[DATA SEGMENT start]

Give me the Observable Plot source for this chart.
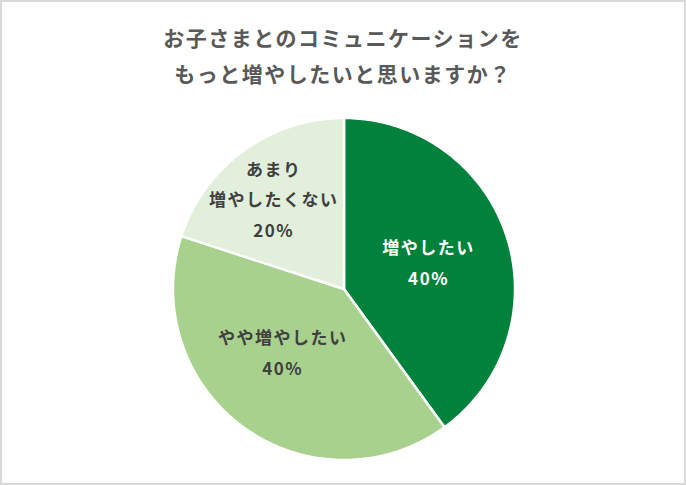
<!DOCTYPE html>
<html>
<head>
<meta charset="utf-8">
<script src="https://cdn.jsdelivr.net/npm/d3@7"></script>
<script src="https://cdn.jsdelivr.net/npm/@observablehq/plot@0.6"></script>
<style>
  html, body { margin: 0; padding: 0; background: #fff; }
  #frame {
    width: 686px; height: 485px; box-sizing: border-box;
    border: 2px solid #d9d9d9; background: #fff; overflow: hidden;
  }
  #title {
    padding-top: 17px; text-align: center;
    font-family: "Noto Sans CJK JP", sans-serif; font-weight: bold;
    font-size: 21px; line-height: 36px; color: #595959; letter-spacing: 1.5px;
  }
</style>
</head>
<body>
<div id="frame">
  <div id="title">お子さまとのコミュニケーションを<br>もっと増やしたいと思いますか？</div>
  <div id="chart"></div>
</div>
<script>
const categories = ["増やしたい", "やや増やしたい", "あまり\n増やしたくない"];
const values = [40, 40, 20];
const colors = ["#00823c", "#a9d18e", "#e2efda"];
const labelColors = ["#ffffff", "#404040", "#404040"];

const arcs = d3.pie().sort(null).value((d, i) => values[i])(categories);

const sliceRows = arcs.map((a, i) => {
  const pts = [{x: 0, y: 0}];
  const steps = Math.max(2, Math.ceil((a.endAngle - a.startAngle) / (Math.PI / 180)));
  for (let k = 0; k <= steps; k++) {
    const t = a.startAngle + (a.endAngle - a.startAngle) * k / steps;
    pts.push({x: Math.sin(t), y: Math.cos(t)});
  }
  pts.push({x: 0, y: 0});
  return pts;
});

// label placement tweaks (pixels), mimicking the original's layout
const labelOffsets = [[0, -2], [-9, -11], [-4, -1]];

const labelRows = arcs.map((a, i) => {
  const mid = (a.startAngle + a.endAngle) / 2;
  const r = values[i] < 30 ? 0.66 : 0.52;
  return {
    x: Math.sin(mid) * r,
    y: Math.cos(mid) * r,
    text: categories[i] + "\n" + values[i] + "%",
    fill: labelColors[i]
  };
});

const W = 682, H = 390, R = 171, cx = 341.5, cy = 197.5;

const chart = Plot.plot({
  width: W,
  height: H,
  marginLeft: cx - R,
  marginRight: W - cx - R,
  marginTop: cy - R,
  marginBottom: H - cy - R,
  x: {domain: [-1, 1], axis: null},
  y: {domain: [-1, 1], axis: null},
  style: {fontFamily: "'Noto Sans CJK JP', sans-serif", background: "transparent"},
  marks: [
    ...sliceRows.map((pts, i) => Plot.line(pts, {
      x: "x", y: "y", fill: colors[i], stroke: "#ffffff",
      strokeWidth: 2.5, strokeLinejoin: "round", curve: "linear"
    })),
    ...labelRows.map((row, i) => Plot.text([row], {
      x: "x", y: "y", text: "text", fill: row.fill,
      dx: labelOffsets[i][0], dy: labelOffsets[i][1],
      fontSize: 17, fontWeight: "bold", lineHeight: 1.8,
      fontFamily: "'Noto Sans CJK JP', sans-serif"
    }))
  ]
});
d3.select(chart).selectAll("text").style("letter-spacing", "1.5px");
document.getElementById("chart").appendChild(chart);
</script>
</body>
</html>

[DATA SEGMENT end]

REQUIRED TASK:
Print out the material word for word, omitting the pictures.

ANSWER TO THIS PROBLEM:
Give me the Observable Plot source for this chart.
<!DOCTYPE html>
<html>
<head>
<meta charset="utf-8">
<script src="https://cdn.jsdelivr.net/npm/d3@7"></script>
<script src="https://cdn.jsdelivr.net/npm/@observablehq/plot@0.6"></script>
<style>
  html, body { margin: 0; padding: 0; background: #fff; }
  #frame {
    width: 686px; height: 485px; box-sizing: border-box;
    border: 2px solid #d9d9d9; background: #fff; overflow: hidden;
  }
  #title {
    padding-top: 17px; text-align: center;
    font-family: "Noto Sans CJK JP", sans-serif; font-weight: bold;
    font-size: 21px; line-height: 36px; color: #595959; letter-spacing: 1.5px;
  }
</style>
</head>
<body>
<div id="frame">
  <div id="title">お子さまとのコミュニケーションを<br>もっと増やしたいと思いますか？</div>
  <div id="chart"></div>
</div>
<script>
const categories = ["増やしたい", "やや増やしたい", "あまり\n増やしたくない"];
const values = [40, 40, 20];
const colors = ["#00823c", "#a9d18e", "#e2efda"];
const labelColors = ["#ffffff", "#404040", "#404040"];

const arcs = d3.pie().sort(null).value((d, i) => values[i])(categories);

const sliceRows = arcs.map((a, i) => {
  const pts = [{x: 0, y: 0}];
  const steps = Math.max(2, Math.ceil((a.endAngle - a.startAngle) / (Math.PI / 180)));
  for (let k = 0; k <= steps; k++) {
    const t = a.startAngle + (a.endAngle - a.startAngle) * k / steps;
    pts.push({x: Math.sin(t), y: Math.cos(t)});
  }
  pts.push({x: 0, y: 0});
  return pts;
});

// label placement tweaks (pixels), mimicking the original's layout
const labelOffsets = [[0, -2], [-9, -11], [-4, -1]];

const labelRows = arcs.map((a, i) => {
  const mid = (a.startAngle + a.endAngle) / 2;
  const r = values[i] < 30 ? 0.66 : 0.52;
  return {
    x: Math.sin(mid) * r,
    y: Math.cos(mid) * r,
    text: categories[i] + "\n" + values[i] + "%",
    fill: labelColors[i]
  };
});

const W = 682, H = 390, R = 171, cx = 341.5, cy = 197.5;

const chart = Plot.plot({
  width: W,
  height: H,
  marginLeft: cx - R,
  marginRight: W - cx - R,
  marginTop: cy - R,
  marginBottom: H - cy - R,
  x: {domain: [-1, 1], axis: null},
  y: {domain: [-1, 1], axis: null},
  style: {fontFamily: "'Noto Sans CJK JP', sans-serif", background: "transparent"},
  marks: [
    ...sliceRows.map((pts, i) => Plot.line(pts, {
      x: "x", y: "y", fill: colors[i], stroke: "#ffffff",
      strokeWidth: 2.5, strokeLinejoin: "round", curve: "linear"
    })),
    ...labelRows.map((row, i) => Plot.text([row], {
      x: "x", y: "y", text: "text", fill: row.fill,
      dx: labelOffsets[i][0], dy: labelOffsets[i][1],
      fontSize: 17, fontWeight: "bold", lineHeight: 1.8,
      fontFamily: "'Noto Sans CJK JP', sans-serif"
    }))
  ]
});
d3.select(chart).selectAll("text").style("letter-spacing", "1.5px");
document.getElementById("chart").appendChild(chart);
</script>
</body>
</html>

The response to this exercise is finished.